Human space flight was a continuum for 2 generations and 4 decade and many of us still in the programs worked for decades gaining experience in specialized areas; some are still left who worked Apollo; more are around who worked Skylab. Hundreds are still around who worked Shuttle, Mir. or the early development phases of ISS. Many of us specialized in very specific areas: requirements definition and control, configuration management; specific systems: integration, systems design and engineering; payloads, payload integration; commercialization; crew compartment; mission planning and integration; safety and quality; public communications......Not only did the management not seek out experience, many of us were told 'we were not needed; things would now be done differently and better; they were looking for fresh new ideas'. These were all excuses.

Constellation management was deliberately attempting to throw away decades of experience and capability so their fbuddies could take charge.

We've now seen how well that all worked out.

> I'm all for continuing low flight rate operations until a new vehicle is ready.

The problem is that the cost of a "low flight rate" is pretty much the same as a high launch rate. The shuttle program has a high fixed costs just to keep it in place. When NASA is launching 0 flights a year or 6 flights a year, the budget for the Shuttle program is essentially the same.


> Retiring the Shuttle before a new system is operation is just plain stupid.

In an ideal world, this would be true. Unfortunately, the cost of maintaining the Shuttle program would rob most of the development costs for any replacement. Griffin knew this, and in order to come close to making the 2020 deadline of returning to the Moon he needed to kill the Shuttle and ISS as soon as possible (2010 and 2016 respectively), freeing up those funds for Constellation's development.

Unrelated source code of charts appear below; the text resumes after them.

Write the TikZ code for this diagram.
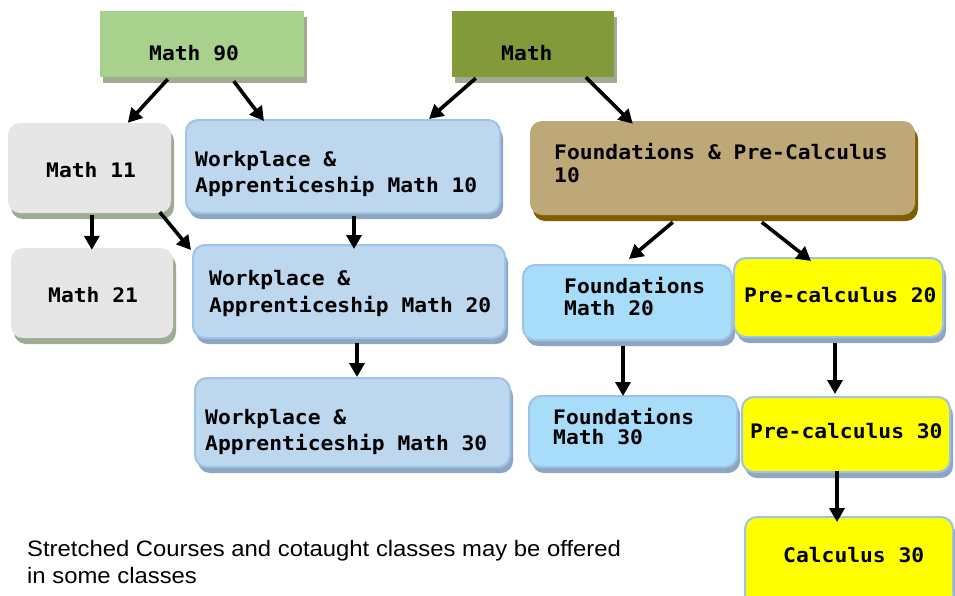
\documentclass[tikz,border=0pt]{standalone}
\usepackage{fontspec}
\setmainfont{Liberation Sans}
\newfontfamily\monob[FakeStretch=1.065]{DejaVu Sans Mono}
\newfontfamily\notefont[FakeStretch=1.07]{Liberation Sans}
\usetikzlibrary{arrows.meta,shadows}
\definecolor{grn}{HTML}{A9D18E}
\definecolor{olv}{HTML}{839A3B}
\definecolor{gshad}{HTML}{A0AB94}
\definecolor{gry}{HTML}{E6E6E6}
\definecolor{blu}{HTML}{BDD7EE}
\definecolor{bbord}{HTML}{9DC3E6}
\definecolor{bshad}{HTML}{8EA6C2}
\definecolor{tan}{HTML}{BFA878}
\definecolor{tshad}{HTML}{7F6000}
\definecolor{lblu}{HTML}{A8DDF9}
\definecolor{ylw}{HTML}{FFFF00}
\tikzset{
  shad/.style={drop shadow={shadow xshift=3pt,shadow yshift=-6pt,fill=#1,opacity=1}},
  box/.style={draw=none,inner sep=0pt,rectangle},
  greenbox/.style={box,fill=grn,shad=gshad},
  olivebox/.style={box,fill=olv,shad=gshad},
  graybox/.style={box,fill=gry,rounded corners=12pt,shad=gshad},
  bluebox/.style={box,fill=blu,draw=bbord,line width=2pt,rounded corners=12pt,shad=bshad},
  tanbox/.style={box,fill=tan,rounded corners=12pt,shad=tshad},
  lbluebox/.style={box,fill=lblu,draw=bbord,line width=2pt,rounded corners=12pt,shad=bshad},
  yelbox/.style={box,fill=ylw,draw=bbord,line width=2pt,rounded corners=12pt,shad=bshad},
  txt/.style={anchor=base west,inner sep=0pt,align=left,font=\monob\bfseries\fontsize{20}{#1}\selectfont},
  txt/.default=26,
  arr/.style={line width=3.6pt,-{Triangle[length=14pt,width=15pt]}},
  note/.style={anchor=base west,inner sep=0pt,align=left,font=\notefont\fontsize{22.3}{27}\selectfont}
}
\begin{document}
\begin{tikzpicture}[x=1pt,y=-1pt]
\useasboundingbox[fill=white] (0,0) rectangle (955,595);
% boxes
\node[greenbox,minimum width=204pt,minimum height=66pt] (m90) at (202,44) {};
\node[olivebox,minimum width=162pt,minimum height=66pt] (math) at (533,44) {};
\node[graybox,minimum width=163pt,minimum height=90pt] (m11) at (89.5,168) {};
\node[bluebox,minimum width=314pt,minimum height=93pt] (wp10) at (343,166.5) {};
\node[tanbox,minimum width=385pt,minimum height=94pt] (fpc10) at (722.5,168) {};
\node[graybox,minimum width=162pt,minimum height=90pt] (m21) at (92,293) {};
\node[bluebox,minimum width=312pt,minimum height=93pt] (wp20) at (349,291.5) {};
\node[bluebox,minimum width=315pt,minimum height=89pt] (wp30) at (352.5,422.5) {};
\node[lbluebox,minimum width=209pt,minimum height=75pt] (f20) at (627.5,302.5) {};
\node[yelbox,minimum width=209pt,minimum height=79pt] (p20) at (838.5,297.5) {};
\node[lbluebox,minimum width=208pt,minimum height=71pt] (f30) at (633,431.5) {};
\node[yelbox,minimum width=208pt,minimum height=75pt] (p30) at (846,434.5) {};
\node[yelbox,minimum width=208pt,minimum height=90pt] (c30) at (849,562) {};
% texts (base = last line)
\node[txt] (m90t) at (149,60) {Math 90};
\node[txt] (matht) at (501,60) {Math};
\node[txt] (m11t) at (46,177) {Math 11};
\node[txt=26] (wp10t) at (195,192) {Workplace \&\\Apprenticeship Math 10};
\node[txt=23] (fpc10t) at (554,182) {Foundations \& Pre-Calculus\\10};
\node[txt] (m21t) at (48,302) {Math 21};
\node[txt=27] (wp20t) at (209,312) {Workplace \&\\Apprenticeship Math 20};
\node[txt=26] (wp30t) at (205,450) {Workplace \&\\Apprenticeship Math 30};
\node[txt=22] (f20t) at (564,315) {Foundations\\Math 20};
\node[txt] (p20t) at (744,302) {Pre-calculus 20};
\node[txt=20] (f30t) at (553,444) {Foundations\\Math 30};
\node[txt] (p30t) at (750,438) {Pre-calculus 30};
\node[txt] (c30t) at (783,562) {Calculus 30};
\node[note] (nt) at (27,583) {Stretched Courses and cotaught classes may be offered\\in some classes};
% arrows
\draw[arr] ([shift={(68,2)}]m90.south west) -- ([shift={(120,0)}]m11.north west);
\draw[arr] ([shift={(134,4)}]m90.south west) -- ([shift={(79,2)}]wp10.north west);
\draw[arr] ([shift={(24,1)}]math.south west) -- ([shift={(244,0)}]wp10.north west);
\draw[arr] ([shift={(134,0)}]math.south west) -- ([shift={(103,3)}]fpc10.north west);
\draw[arr] ([shift={(84,2)}]m11.south west) -- ([shift={(81,2)}]m21.north west);
\draw[arr] ([shift={(152,-1)}]m11.south west) -- ([shift={(-1,6)}]wp20.north west);
\draw[arr] ([shift={(169,2)}]wp10.south west) -- ([shift={(162,5)}]wp20.north west);
\draw[arr] ([shift={(165,4)}]wp20.south west) -- ([shift={(163,0)}]wp30.north west);
\draw[arr] ([shift={(143,7)}]fpc10.south west) -- ([shift={(107,-5)}]f20.north west);
\draw[arr] ([shift={(232,7)}]fpc10.south west) -- ([shift={(78,4)}]p20.north west);
\draw[arr] ([shift={(101,5)}]f20.south west) -- ([shift={(95,1)}]f30.north west);
\draw[arr] ([shift={(102,5)}]p20.south west) -- ([shift={(94,-2)}]p30.north west);
\draw[arr] ([shift={(96,-2)}]p30.south west) -- ([shift={(93,6)}]c30.north west);
\end{tikzpicture}
\end{document}
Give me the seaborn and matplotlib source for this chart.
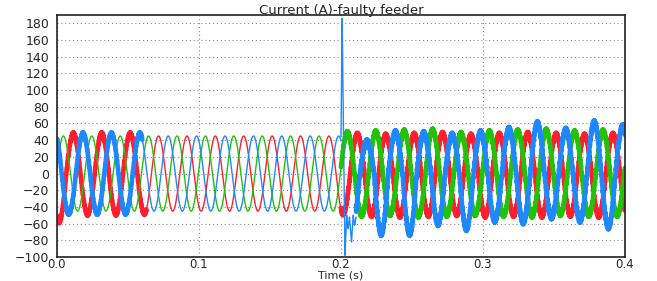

NASA's HSF essentially had a fixed budget with the operational cost of existing programs eating all of it up and leaving very little for developing a replacement. The only way find money to develop anything new is to kill existing programs.

It may have been said by Decastro as well but you're right, it doesn't matter. Obviously, USA stands to make money if shuttle operations continue. However, if the number of vehicles are reduced then the ground personnel to process them can also reduced since they won't be conducting parallel operations.

"Once you foot the bill will you have funds to do anything else? Shuttle would have continued if it wasn't a matter of funds competing with CxP."

Exactly. But it's not competing with CxP any more now is it? Look at how much NASA was spending on CxP and the Shuttle and look at the funds for HSF in the budget proposal. Talk about a gap!

If you've seen my previous posts you'll already know that I'm not concerned about what the Chinese or Indians are doing. I don't care about flags and footprints programs either. If it wasn't for the ISS then I wouldn't even be concerned about a gap at all. We've had them before and we'll have them again. However, because of the ISS, the gap is a huge deal. We have the ability to eliminate it. Instead of all the hand waving and moaning about it, we should just own up to our mistakes and make the hard decisions. No solution except flying the Shuttle will eliminate the gap. It's as simple as that.

"It may have been said by Decastro as well but you're right, it doesn't matter. Obviously, USA stands to make money if shuttle operations continue. However, if the number of vehicles are reduced then the ground personnel to process them can also reduced since they won't be conducting parallel operations."
You aren't getting it, you seemingly are reading just what you want. USA's labor is just one factor in the big puzzle, they don't cover they infrastructure costs that NASA has to pay for, costs from ATK, costs from Lockheed Martin, and Boeing. A new budget doesn't mean the money is there for Shuttle. Now the money is for XYZ. NASA will still be tasked with XYZ, same as it was tasked with moving forward with VSP.

Mike Schriber and Co.
If you really want to keep flying Shuttle and start another program you time would be/would have been better suited working on educating the public on space and NASA's budget, vs. all the CxP/NASA bashing. Work on more funding then the ~0.53% of the Federal Budget that they get now.

"They need to get those to contractors as soon as the budget deliberations are over and be prepared to award contracts in a month or two, not years."
----
People need to understand that "as soon as the budget deliberations are over" could well mean sometime in early 2011, assuming there is a continuing resolution rather than a real congressional decision on the 2011 budget right before the midterm elections.

Possum;

I whole-heartedly agree. If anyone took the time to look at the resumes of those we have selected as leaders in project management, IT management, and Financial Management we would see how imbedded cronyism has become in the NASA culture. Despite the fact that we have a growing workforce of qualified individuals whose positions will soon disappear, we continue to select and promote the unqualified buddies. The idea that anyone is being promoted in this very uncertain time without the proper scrutiny to ensure these individuals are the best qualified is just disheartening. The same people plus the same processes will equal the same outcome. Until NASA takes that equation seriously, we will continue to fail.

Griffin didn't set the Shuttle retirement date, Bush and O'Keefe did. If Ares had started flying when it was supposed to the gap wouldn't be that big of a deal. It didn't.

I'm not just reading what I want and I'm not forgetting about NASA infrastructure or contractor costs. Congress is screaming about jobs and the gap. Continuing Shuttle operations solves both. Putting additional funds into the Shuttle is less expensive and more effective that trying to preserve and speed up Constellation.

Most of the public simply does not care. Even when we go back to the moon (regardless of whether we stay or not) they'll lose interest after a short while. American Idol or whatever drivel is on TV is much more exciting for them. Most American's don't see the big picture and can't look past their daily lives. Politicians are the same and that's why NASA's budget is what it is.

Reducing or eliminating the gap can only be done in a fashion that placates Congress. There is only one solution that does that.

Ahhh... Congress is so predictable.

http://www.floridatoday.com/article/20100219/NEWS0204/2190314/1007/NEWS02/Shuttle+s+extension+in+works

Thanks for proving my point Suzanne! I knew I could count on you.